European Union statistics office Eurostat estimated prices in the 13 countries using the euro rose 2.1% year-on-year against 1.7% in August.
That was in line with forecasts of economists, who had expected inflation to pick up because of a surge in oil prices compared to the same period of 2006. However, no breakdown of the September estimate or monthly data was yet available.
The data is likely to fuel the European Central Bank's concerns about price stability as the bank wants to keep inflation below, but close to 2.0%.
Even though the bank left interest rates unchanged at 4.0% in September to help calm financial markets amid a global credit crunch, it has signaled it could raise them further due to upside inflation risks.
Economists expect price growth to stay above the ECB target in coming months because of gains in the cost of oil and food.
"We expect inflation to drift higher from this level in the remainder of the year, reaching 2.4% by December, and presenting more of a headache for the ECB as it pauses to consider the likely fallout on an already slowing euro zone economy," said Eoin O'Callaghan, economist at BNP Paribas.
Credit Crunch Hits Sentiment
Eurostat said economic sentiment in the euro zone fell sharply in September to 107.1 points from a downwardly revised 109.9 in August, marking the lowest reading since May 2006.
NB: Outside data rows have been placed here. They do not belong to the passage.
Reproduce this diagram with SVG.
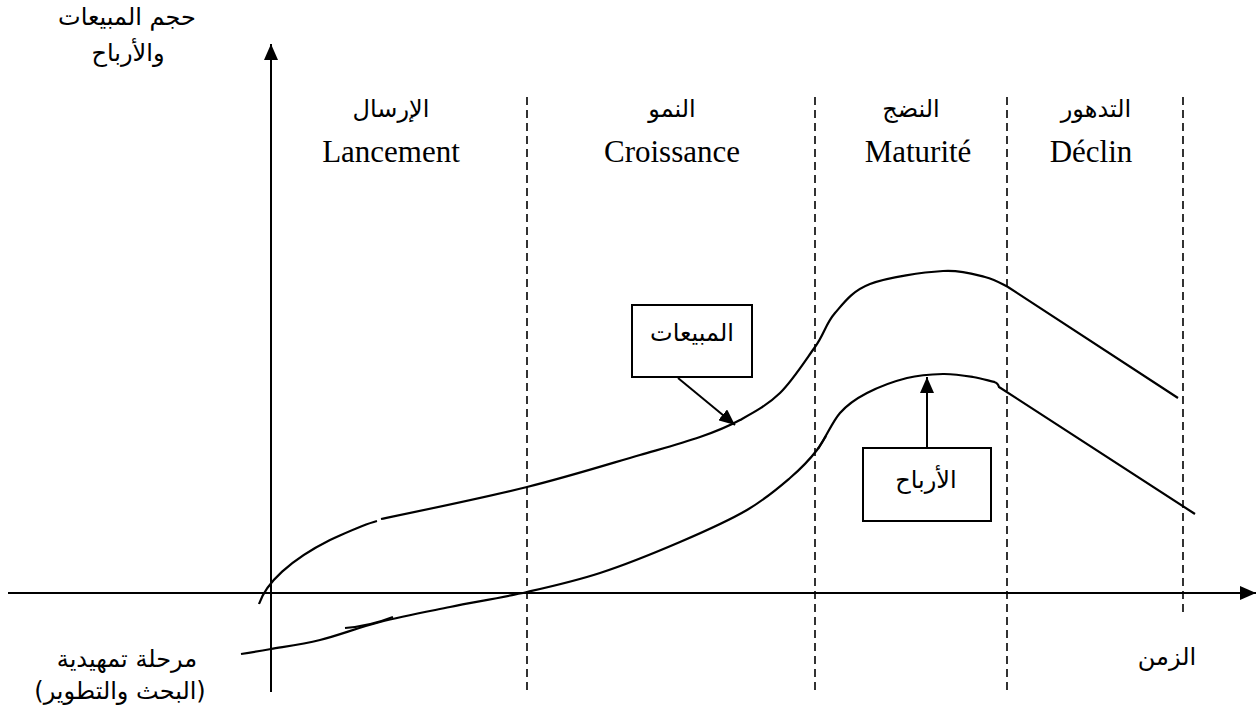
<svg xmlns="http://www.w3.org/2000/svg" width="1260" height="710" viewBox="0 0 1260 710">
  <style>
    .ar { font-family: "DejaVu Sans", "Liberation Sans", sans-serif; font-size: 24px; fill: #000; text-anchor: middle; direction: rtl; }
    .lat { font-family: "Liberation Serif", serif; font-size: 31px; fill: #000; text-anchor: middle; }
    .axis { stroke: #000; stroke-width: 2; fill: none; }
    .phase { stroke: #000; stroke-width: 1.6; stroke-dasharray: 8 5; fill: none; }
    .curve { stroke: #000; stroke-width: 2.2; fill: none; stroke-linecap: butt; }
    .box { stroke: #000; stroke-width: 2; fill: #fff; }
    .ptr { stroke: #000; stroke-width: 2; fill: none; }
  </style>
  <defs>
    <marker id="tip" viewBox="0 0 16 14" refX="16" refY="7" markerWidth="16" markerHeight="14" markerUnits="userSpaceOnUse" orient="auto">
      <path d="M0,0 L16,7 L0,14 Z" fill="#000"/>
    </marker>
  </defs>

  <rect width="1260" height="710" fill="#fff"/>

  <!-- axes -->
  <g id="axes">
    <line class="axis" x1="271" y1="692" x2="271" y2="44" marker-end="url(#tip)"/>
    <line class="axis" x1="8" y1="593" x2="1256" y2="593" marker-end="url(#tip)"/>
  </g>

  <!-- phase boundaries -->
  <g id="phase-lines">
    <line class="phase" x1="527" y1="97" x2="527" y2="692"/>
    <line class="phase" x1="815" y1="97" x2="815" y2="692"/>
    <line class="phase" x1="1007" y1="97" x2="1007" y2="692"/>
    <line class="phase" x1="1183" y1="97" x2="1183" y2="617"/>
  </g>

  <!-- axis labels -->
  <g id="y-label">
    <text class="ar" x="127" y="25">حجم المبيعات</text>
    <text class="ar" x="128" y="61">والأرباح</text>
  </g>
  <g id="x-label">
    <text class="ar" x="1167" y="665">الزمن</text>
  </g>
  <g id="pre-phase">
    <text class="ar" x="127" y="667">مرحلة تمهيدية</text>
    <text class="ar" x="120" y="699">(البحث والتطوير)</text>
  </g>

  <!-- phase titles -->
  <g id="phase-launch">
    <text class="ar" x="391" y="117">الإرسال</text>
    <text class="lat" x="391" y="162">Lancement</text>
  </g>
  <g id="phase-growth">
    <text class="ar" x="672" y="117">النمو</text>
    <text class="lat" x="672" y="162">Croissance</text>
  </g>
  <g id="phase-maturity">
    <text class="ar" x="911" y="117">النضج</text>
    <text class="lat" x="918" y="162">Maturité</text>
  </g>
  <g id="phase-decline">
    <text class="ar" x="1096" y="117">التدهور</text>
    <text class="lat" x="1091" y="162">Déclin</text>
  </g>

  <!-- curves -->
  <g id="sales-curve">
    <path class="curve" d="M259,604 C266,583 290,560 330,540 C348,532 362,525 377,521"/>
    <path class="curve" d="M381,519 C405,514 483.5,497.8 527,487 C570.5,476.2 611.2,463.3 640,455 C668.8,446.7 683.3,442.8 700,437 C716.7,431.2 726.7,427.3 740,420 C753.3,412.7 767.5,405.2 780,393 C792.5,380.8 805.8,359.8 815,347 C824.2,334.2 825.8,323.5 835,313 C844.2,302.5 852,291 870,284 C888,277 923.8,272.2 943,271 C962.2,269.8 974.2,274.3 985,277 C995.8,279.7 1004.2,285.3 1008,287 L1178,398"/>
  </g>
  <g id="profit-curve">
    <path class="curve" d="M241,654 C246,653.2 257.8,651.3 271,649 C284.2,646.7 301.8,644.5 320,640 C338.2,635.5 358.3,627.5 380,622 C401.7,616.5 425.5,612 450,607 C474.5,602 502,597.7 527,592 C552,586.3 574.5,581.3 600,573 C625.5,564.7 655.5,552.5 680,542 C704.5,531.5 728.7,520.7 747,510 C765.3,499.3 778.3,488 790,478 C801.7,468 808.7,460.8 817,450 C825.3,439.2 831.7,422.5 840,413 C848.3,403.5 855.8,398.8 867,393 C878.2,387.2 894.3,381.2 907,378 C919.7,374.8 932,374.2 943,374 C954,373.8 964,375.5 973,377 C982,378.5 993,382 995,382"/>
    <path class="curve" d="M994,382 Q998,383 999,387 L1195,514"/>
    <path class="curve" d="M345,628 Q370,626 393,617"/>
    <path class="curve" d="M818,449 L826,436"/>
  </g>

  <!-- callout boxes -->
  <g id="sales-box">
    <rect class="box" x="632" y="305" width="120" height="72"/>
    <text class="ar" x="692" y="341">المبيعات</text>
  </g>
  <g id="profit-box">
    <rect class="box" x="863" y="448" width="128" height="73"/>
    <text class="ar" x="926" y="488">الأرباح</text>
  </g>

  <!-- pointers -->
  <g id="connectors">
    <line class="ptr" x1="678" y1="378" x2="735" y2="425" marker-end="url(#tip)"/>
    <line class="ptr" x1="927" y1="448" x2="927" y2="377" marker-end="url(#tip)"/>
  </g>
</svg>
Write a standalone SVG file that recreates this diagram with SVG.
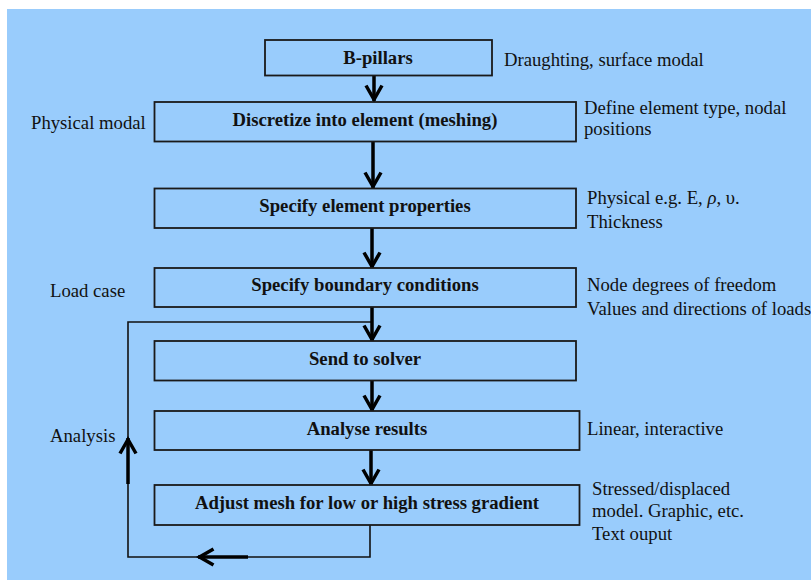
<svg xmlns="http://www.w3.org/2000/svg" width="811" height="580" viewBox="0 0 811 580">
<defs>
<style>
.box{fill:#99ccfc;stroke:#1a1a1a;stroke-width:1.8}
.t{font-family:"Liberation Serif","Times New Roman",serif;font-size:18.7px;fill:#111}
.b{font-weight:bold;text-anchor:middle}
.thin{fill:none;stroke:#111;stroke-width:1.6}
.thick{fill:none;stroke:#000;stroke-width:3.5}
</style>
<marker id="ah" markerUnits="userSpaceOnUse" viewBox="-18 -12 22 24" markerWidth="22" markerHeight="24" refX="1.5" refY="0" orient="auto">
<path d="M-14,-8 L0,0 L-14,8" fill="none" stroke="#000" stroke-width="3.5" stroke-linejoin="miter"/>
</marker>
</defs>
<rect x="0" y="0" width="811" height="580" fill="#ffffff"/>
<rect x="7" y="9" width="804" height="571" fill="#99ccfc"/>

<g id="connectors">
<polyline class="thin" points="370,525 370,557 128,557 128,322 372,322"/>
<line class="thick" x1="374" y1="76" x2="374" y2="101" marker-end="url(#ah)"/>
<line class="thick" x1="373" y1="142" x2="373" y2="188" marker-end="url(#ah)"/>
<line class="thick" x1="372" y1="228" x2="372" y2="268" marker-end="url(#ah)"/>
<line class="thick" x1="372" y1="307" x2="372" y2="341" marker-end="url(#ah)"/>
<line class="thick" x1="372" y1="381" x2="372" y2="411" marker-end="url(#ah)"/>
<line class="thick" x1="371" y1="450" x2="371" y2="485" marker-end="url(#ah)"/>
<line class="thick" x1="248" y1="557" x2="198" y2="557" marker-end="url(#ah)"/>
<line class="thick" x1="128" y1="484" x2="128" y2="438" marker-end="url(#ah)"/>
</g>

<g id="n1"><rect class="box" x="265" y="40" width="227" height="35.5"/><text class="t b" x="378" y="64">B-pillars</text></g>
<g id="n2"><rect class="box" x="154.5" y="102" width="421.5" height="39.5"/><text class="t b" x="365" y="126">Discretize into element (meshing)</text></g>
<g id="n3"><rect class="box" x="154.5" y="188.5" width="421.5" height="39.5"/><text class="t b" x="365" y="211.5">Specify element properties</text></g>
<g id="n4"><rect class="box" x="154.5" y="268" width="421.5" height="39"/><text class="t b" x="365" y="291">Specify boundary conditions</text></g>
<g id="n5"><rect class="box" x="154.5" y="341" width="421.5" height="39.5"/><text class="t b" x="365" y="364.5">Send to solver</text></g>
<g id="n6"><rect class="box" x="154.5" y="411" width="425" height="39"/><text class="t b" x="367" y="434.5">Analyse results</text></g>
<g id="n7"><rect class="box" x="154.5" y="485" width="425" height="40"/><text class="t b" x="367" y="509">Adjust mesh for low or high stress gradient</text></g>

<g id="labels">
<text class="t" x="504" y="65.5">Draughting, surface modal</text>
<text class="t" x="584" y="113.5">Define element type, nodal</text>
<text class="t" x="584" y="135">positions</text>
<text class="t" x="31" y="129">Physical modal</text>
<text class="t" x="587" y="203.5">Physical e.g. E, <tspan font-style="italic">ρ</tspan>, υ.</text>
<text class="t" x="587" y="227.5">Thickness</text>
<text class="t" x="50" y="297">Load case</text>
<text class="t" x="587" y="291">Node degrees of freedom</text>
<text class="t" x="587" y="315">Values and directions of loads</text>
<text class="t" x="50" y="442">Analysis</text>
<text class="t" x="587" y="435">Linear, interactive</text>
<text class="t" x="592" y="495">Stressed/displaced</text>
<text class="t" x="592" y="517">model. Graphic, etc.</text>
<text class="t" x="592" y="539.5">Text ouput</text>
</g>
</svg>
This was the first indication of the impact of the global credit crunch, caused by the U.S. subprime mortgage market crisis, on the economy of the euro zone as a whole.
Economists had expected a decline to only 109.2 as a result of market turbulence in August and September.
"The economic sentiment in the euro zone has suffered a strong setback. The financial market crises have unsettled business and consumer confidence. Therefore risks are growing that the crises will dampen economic growth," said Christoph Weil, economist at Commerzbank.
"We assume that the ECB will give up its tightening bias in the coming months," he said.
The drop in sentiment is likely to herald a slower economic expansion this year and next, as already seen in downward growth revisions by the European Commission and the ECB.
Slower growth could remove some upward inflationary pressure and therefore limit the need for further ECB rate rises, especially as market turbulence has already boosted three-month borrowing rates to 4.8% against the ECB's 4.0%.
The rising euro, boosted by expectations of rate cuts in the United States against stable or rising ECB rates, is also helping to contain inflation, but hurting exporters.
Consumer inflation expectations, which the bank closely watches in its policy decisions, inched up to 27 points from 26 in August, rising to December 2006 levels. But selling price expectations among companies fell two points to 11.
The mixed signals are therefore likely to keep the ECB in a wait-and-see mode in coming months, economists said.
"An extended period of rates at 4.00% currently looks on the cards," said Howard Archer, economist at Global Insight.